____ DATA PROVIDED
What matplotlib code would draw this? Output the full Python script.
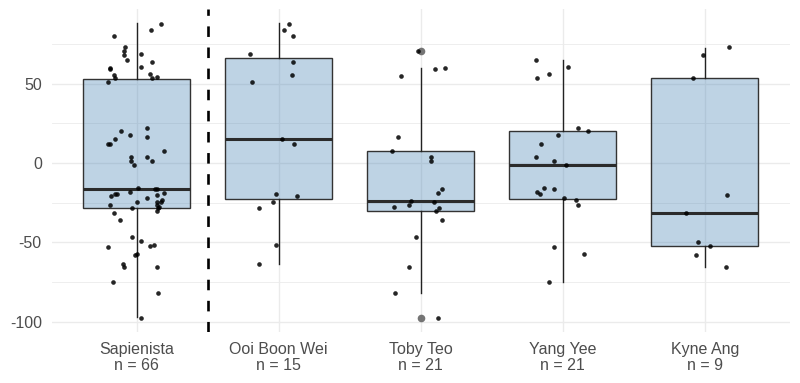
import matplotlib
matplotlib.use("Agg")
import matplotlib.pyplot as plt

plt.rcParams['font.family'] = ['Liberation Sans', 'DejaVu Sans']

# group names
groups = ["Sapienista", "Ooi Boon Wei", "Toby Teo", "Yang Yee", "Kyne Ang"]

# values and horizontal jitter of each point
sap_vals = [87.8, 83.5, 79.9, 73.0, 70.5, 67.9, 65.0, 68.6, 63.7, 60.5, 59.9, 58.9,
            56.3, 54.4, 53.6, 55.1, 53.4, 51.3, 21.9, 20.3, 17.7, 16.2, 15.0, 12.0,
            12.0, 7.6, 3.8, 3.6, 1.1, 1.3, -1.1, -16.0, -18.1, -16.7, -16.7, -20.9,
            -19.8, -19.8, -19.2, -20.5, -22.4, -24.5, -26.4, -23.4, -24.5, -24.9,
            -26.6, -27.6, -28.1, -28.7, -30.4, -31.4, -36.1, -46.8, -49.4, -51.5,
            -52.5, -53.2, -57.6, -57.8, -63.7, -65.6, -65.6, -74.9, -81.8, -97.5]
sap_jit = [0.17, 0.10, -0.16, -0.08, -0.09, -0.09, -0.07, 0.03, 0.11, 0.03, -0.19, -0.19,
           0.09, 0.14, 0.11, -0.16, -0.15, -0.20, 0.07, -0.11, -0.05, 0.07, -0.15, -0.20,
           -0.19, 0.19, -0.04, 0.07, -0.04, 0.11, -0.02, 0.01, -0.05, 0.13, 0.14, -0.18,
           -0.15, -0.14, 0.19, 0.14, 0.07, 0.00, -0.19, 0.18, 0.17, 0.14,
           0.14, 0.16, 0.15, -0.03, 0.14, -0.16, -0.12, -0.03, 0.03, 0.12,
           0.09, -0.20, 0.00, -0.01, -0.10, -0.09, 0.14, -0.17, 0.15, 0.03]

ooi_vals = [87.8, 83.5, 79.9, 68.6, 63.7, 55.3, 51.3, 15.0, 11.8, -19.8, -20.9, -24.5,
            -28.7, -51.5, -63.7]
ooi_jit = [0.07, 0.04, 0.10, -0.20, 0.10, 0.09, -0.19, 0.02, 0.11, -0.02, 0.13, -0.04,
           -0.14, -0.02, -0.14]

toby_vals = [70.5, 58.9, 59.9, 54.6, 16.5, 7.6, 3.8, 1.1, -16.5, -19.2, -24.1, -26.2,
             -24.5, -27.8, -28.1, -30.2, -35.9, -46.8, -65.8, -81.8, -97.5]
toby_jit = [-0.02, 0.10, 0.17, -0.14, -0.16, -0.20, 0.07, 0.07, 0.15, 0.12, -0.07, -0.08,
            0.09, -0.19, 0.13, 0.11, 0.15, -0.03, -0.08, -0.18, 0.12]

yang_vals = [65.0, 60.5, 53.6, 56.1, 21.9, 20.0, 17.7, 12.0, 3.8, 1.1, -1.1, -15.8,
             -16.7, -18.1, -19.8, -22.4, -23.4, -26.4, -53.2, -57.4, -74.9]
yang_jit = [-0.19, 0.04, -0.18, -0.10, 0.11, 0.18, -0.03, -0.15, -0.19, -0.06, 0.02, -0.13,
            -0.06, -0.18, -0.16, 0.01, 0.09, 0.11, -0.06, 0.15, -0.10]

kyne_vals = [73.2, 67.9, 53.4, -20.5, -31.4, -49.6, -52.5, -57.8, -65.6]
kyne_jit = [0.17, -0.01, -0.08, 0.16, -0.13, -0.05, 0.04, -0.06, 0.15]

# box summary per group
q1 = [-28.7, -22.6, -30.4, -22.6, -52.5]
med = [-16.5, 15.0, -24.3, -1.1, -31.4]
q3 = [53.0, 66.0, 7.4, 20.0, 53.4]
whislo = [-97.0, -63.5, -81.8, -74.9, -65.6]
whishi = [88.0, 88.0, 59.9, 65.0, 72.6]
outliers = [[], [], [70.5, -97.5], [], []]

all_vals = [sap_vals, ooi_vals, toby_vals, yang_vals, kyne_vals]
all_jit = [sap_jit, ooi_jit, toby_jit, yang_jit, kyne_jit]

fig = plt.figure(figsize=(8, 3.83), dpi=100)
ax = fig.add_axes([0.0644, 0.132, 0.923, 0.845])

# grid
for y in [-100, -50, 0, 50]:
    ax.axhline(y, color='#EBEBEB', lw=1.0, zorder=0)
for y in [-75, -25, 25, 75]:
    ax.axhline(y, color='#EBEBEB', lw=0.6, zorder=0)
for i in range(len(groups)):
    ax.axvline(i + 1, color='#EBEBEB', lw=1.0, zorder=0)

stats = []
for i in range(len(groups)):
    stats.append(dict(q1=q1[i], med=med[i], q3=q3[i], whislo=whislo[i],
                      whishi=whishi[i], fliers=outliers[i]))

ax.bxp(stats, positions=range(1, len(groups) + 1), widths=0.75, patch_artist=True,
       showcaps=False, showfliers=True,
       boxprops=dict(facecolor=(0.275, 0.51, 0.706, 0.35), edgecolor='#333333', lw=1.0),
       medianprops=dict(color='#2b2b2b', lw=2.2),
       whiskerprops=dict(color='#222222', lw=1.0),
       flierprops=dict(marker='o', markerfacecolor='#666666', markeredgecolor='none',
                       markersize=5.5, alpha=0.9),
       zorder=2)

for i in range(len(groups)):
    xs = [i + 1 + j for j in all_jit[i]]
    ax.scatter(xs, all_vals[i], s=11, color='black', alpha=0.85, linewidths=0, zorder=3)

ax.axvline(1.5, color='black', lw=1.9, dashes=(4, 4), zorder=4)

ax.set_xlim(0.4, 5.6)
ax.set_ylim(-106.8, 97.1)
ax.set_yticks([-100, -50, 0, 50])
ax.set_yticklabels(['-100', '-50', '0', '50'])
ax.set_xticks(range(1, len(groups) + 1))
ax.set_xticklabels([f"{g}\nn = {len(v)}" for g, v in zip(groups, all_vals)],
                   linespacing=1.05)
ax.tick_params(axis='both', length=0, labelsize=11.5, labelcolor='#4D4D4D')
ax.tick_params(axis='x', pad=7)
ax.tick_params(axis='y', pad=7)
for s in ax.spines.values():
    s.set_visible(False)

fig.savefig('out.png', dpi=100)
________
TASK OBJECTIVE. All the lines above are to be given again exactly as they read, with the pictures removed.

TASK RESULT.
What matplotlib code would draw this? Output the full Python script.
import matplotlib
matplotlib.use("Agg")
import matplotlib.pyplot as plt

plt.rcParams['font.family'] = ['Liberation Sans', 'DejaVu Sans']

# group names
groups = ["Sapienista", "Ooi Boon Wei", "Toby Teo", "Yang Yee", "Kyne Ang"]

# values and horizontal jitter of each point
sap_vals = [87.8, 83.5, 79.9, 73.0, 70.5, 67.9, 65.0, 68.6, 63.7, 60.5, 59.9, 58.9,
            56.3, 54.4, 53.6, 55.1, 53.4, 51.3, 21.9, 20.3, 17.7, 16.2, 15.0, 12.0,
            12.0, 7.6, 3.8, 3.6, 1.1, 1.3, -1.1, -16.0, -18.1, -16.7, -16.7, -20.9,
            -19.8, -19.8, -19.2, -20.5, -22.4, -24.5, -26.4, -23.4, -24.5, -24.9,
            -26.6, -27.6, -28.1, -28.7, -30.4, -31.4, -36.1, -46.8, -49.4, -51.5,
            -52.5, -53.2, -57.6, -57.8, -63.7, -65.6, -65.6, -74.9, -81.8, -97.5]
sap_jit = [0.17, 0.10, -0.16, -0.08, -0.09, -0.09, -0.07, 0.03, 0.11, 0.03, -0.19, -0.19,
           0.09, 0.14, 0.11, -0.16, -0.15, -0.20, 0.07, -0.11, -0.05, 0.07, -0.15, -0.20,
           -0.19, 0.19, -0.04, 0.07, -0.04, 0.11, -0.02, 0.01, -0.05, 0.13, 0.14, -0.18,
           -0.15, -0.14, 0.19, 0.14, 0.07, 0.00, -0.19, 0.18, 0.17, 0.14,
           0.14, 0.16, 0.15, -0.03, 0.14, -0.16, -0.12, -0.03, 0.03, 0.12,
           0.09, -0.20, 0.00, -0.01, -0.10, -0.09, 0.14, -0.17, 0.15, 0.03]

ooi_vals = [87.8, 83.5, 79.9, 68.6, 63.7, 55.3, 51.3, 15.0, 11.8, -19.8, -20.9, -24.5,
            -28.7, -51.5, -63.7]
ooi_jit = [0.07, 0.04, 0.10, -0.20, 0.10, 0.09, -0.19, 0.02, 0.11, -0.02, 0.13, -0.04,
           -0.14, -0.02, -0.14]

toby_vals = [70.5, 58.9, 59.9, 54.6, 16.5, 7.6, 3.8, 1.1, -16.5, -19.2, -24.1, -26.2,
             -24.5, -27.8, -28.1, -30.2, -35.9, -46.8, -65.8, -81.8, -97.5]
toby_jit = [-0.02, 0.10, 0.17, -0.14, -0.16, -0.20, 0.07, 0.07, 0.15, 0.12, -0.07, -0.08,
            0.09, -0.19, 0.13, 0.11, 0.15, -0.03, -0.08, -0.18, 0.12]

yang_vals = [65.0, 60.5, 53.6, 56.1, 21.9, 20.0, 17.7, 12.0, 3.8, 1.1, -1.1, -15.8,
             -16.7, -18.1, -19.8, -22.4, -23.4, -26.4, -53.2, -57.4, -74.9]
yang_jit = [-0.19, 0.04, -0.18, -0.10, 0.11, 0.18, -0.03, -0.15, -0.19, -0.06, 0.02, -0.13,
            -0.06, -0.18, -0.16, 0.01, 0.09, 0.11, -0.06, 0.15, -0.10]

kyne_vals = [73.2, 67.9, 53.4, -20.5, -31.4, -49.6, -52.5, -57.8, -65.6]
kyne_jit = [0.17, -0.01, -0.08, 0.16, -0.13, -0.05, 0.04, -0.06, 0.15]

# box summary per group
q1 = [-28.7, -22.6, -30.4, -22.6, -52.5]
med = [-16.5, 15.0, -24.3, -1.1, -31.4]
q3 = [53.0, 66.0, 7.4, 20.0, 53.4]
whislo = [-97.0, -63.5, -81.8, -74.9, -65.6]
whishi = [88.0, 88.0, 59.9, 65.0, 72.6]
outliers = [[], [], [70.5, -97.5], [], []]

all_vals = [sap_vals, ooi_vals, toby_vals, yang_vals, kyne_vals]
all_jit = [sap_jit, ooi_jit, toby_jit, yang_jit, kyne_jit]

fig = plt.figure(figsize=(8, 3.83), dpi=100)
ax = fig.add_axes([0.0644, 0.132, 0.923, 0.845])

# grid
for y in [-100, -50, 0, 50]:
    ax.axhline(y, color='#EBEBEB', lw=1.0, zorder=0)
for y in [-75, -25, 25, 75]:
    ax.axhline(y, color='#EBEBEB', lw=0.6, zorder=0)
for i in range(len(groups)):
    ax.axvline(i + 1, color='#EBEBEB', lw=1.0, zorder=0)

stats = []
for i in range(len(groups)):
    stats.append(dict(q1=q1[i], med=med[i], q3=q3[i], whislo=whislo[i],
                      whishi=whishi[i], fliers=outliers[i]))

ax.bxp(stats, positions=range(1, len(groups) + 1), widths=0.75, patch_artist=True,
       showcaps=False, showfliers=True,
       boxprops=dict(facecolor=(0.275, 0.51, 0.706, 0.35), edgecolor='#333333', lw=1.0),
       medianprops=dict(color='#2b2b2b', lw=2.2),
       whiskerprops=dict(color='#222222', lw=1.0),
       flierprops=dict(marker='o', markerfacecolor='#666666', markeredgecolor='none',
                       markersize=5.5, alpha=0.9),
       zorder=2)

for i in range(len(groups)):
    xs = [i + 1 + j for j in all_jit[i]]
    ax.scatter(xs, all_vals[i], s=11, color='black', alpha=0.85, linewidths=0, zorder=3)

ax.axvline(1.5, color='black', lw=1.9, dashes=(4, 4), zorder=4)

ax.set_xlim(0.4, 5.6)
ax.set_ylim(-106.8, 97.1)
ax.set_yticks([-100, -50, 0, 50])
ax.set_yticklabels(['-100', '-50', '0', '50'])
ax.set_xticks(range(1, len(groups) + 1))
ax.set_xticklabels([f"{g}\nn = {len(v)}" for g, v in zip(groups, all_vals)],
                   linespacing=1.05)
ax.tick_params(axis='both', length=0, labelsize=11.5, labelcolor='#4D4D4D')
ax.tick_params(axis='x', pad=7)
ax.tick_params(axis='y', pad=7)
for s in ax.spines.values():
    s.set_visible(False)

fig.savefig('out.png', dpi=100)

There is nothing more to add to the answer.